En Europe et en Amérique du Nord, le changement climatique est un sujet de préoccupation réel, mais pour beaucoup dans les pays du Sud, le réchauffement planétaire est littéralement une question de vie ou de mort, de survie nationale. S'il y a une quelconque vérité dans les tendances de réchauffement projetées, alors leur impact sera le plus dévastateur dans les tropiques, ces régions entre 22 degrés nord et 22 degrés sud de l'équateur, ou autrement dit, dans les régions de la plus intense croissance et expansion des Catholiques. Le changement climatique frappera le plus dur et le plus directement, précisément dans les régions où vivra le plus grand nombre de catholiques, dans des pays comme la République Démocratique du Congo, l'Ouganda et le Brésil.

Les conséquences du changement climatique pourraient être ruineuses, en termes d'effets, sur la production alimentaire, l'approvisionnement en eau et l'obtention du nécessaire pour vivre, et il est presque certain que les effets pourraient provoquer des guerres et des vagues de réfugiés sans précédent dans l'histoire humaine. Déjà, le Vatican est devenu une voix de premier plan sur les questions de changement climatique, mais ce rôle ne ferait qu'augmenter si l'avenir devait être aussi catastrophique qu'il semble probable. Il est inconcevable qu'une Église avec une majorité provenant du Sud puisse ne pas faire des questions climatiques une priorité critique, exigeant des changements radicaux dans les politiques des États laïques.

Pour aborder un autre thème, l'Église s'est depuis longtemps engagée à promouvoir le dialogue avec les autres religions du monde, soulevant ainsi des questions théologiques délicates sur la relation appropriée entre la révélation chrétienne et les revendications des autres religions. Mais tout ce processus de dialogue deviendra nécessairement différent lorsque l'Église ne sera pas en majorité européenne, mais africaine ou asiatique où il y a une longue expérience d'interaction avec les musulmans, les bouddhistes ou les hindous et où on doit faire face chaque jour aux détails de la coexistence. On peut facilement imaginer qu'une Église plus orientée vers le Sud s'exprime encore plus vigoureusement, et plus publiquement, sur les confrontations entre les croyants de différentes confessions, et en période de persécution antichrétienne.

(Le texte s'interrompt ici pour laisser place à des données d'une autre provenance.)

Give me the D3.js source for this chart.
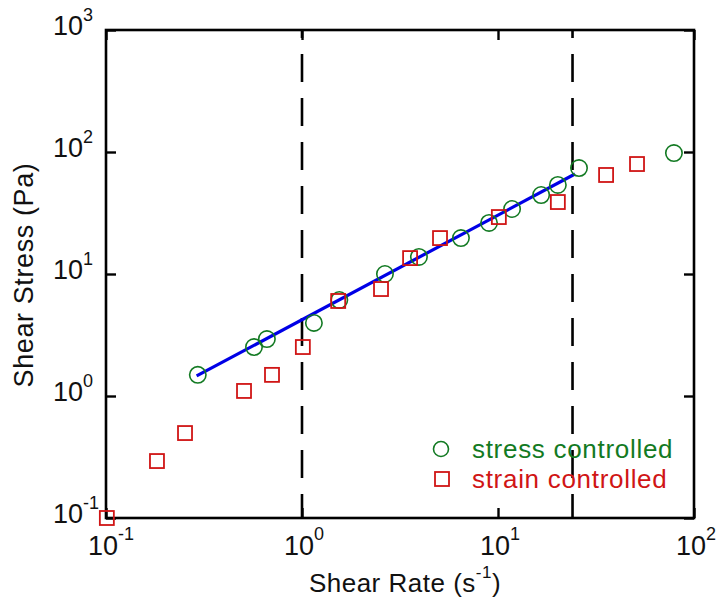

Nous ne pouvons que commencer à imaginer comment cette future Église pourrait différer de nos positions actuelles. Ce dont nous ne pouvons pas douter, c'est que cette Église ne restera pas aveugle face aux problèmes et aux crises du Sud, ni qu'elle permettra aux politiciens et aux médias laïques de rester aussi silencieux qu'ils l'ont si souvent été par le passé. En théorie, cette Église à venir pourrait présenter un message chrétien familier, mais dans un contexte véritablement mondial.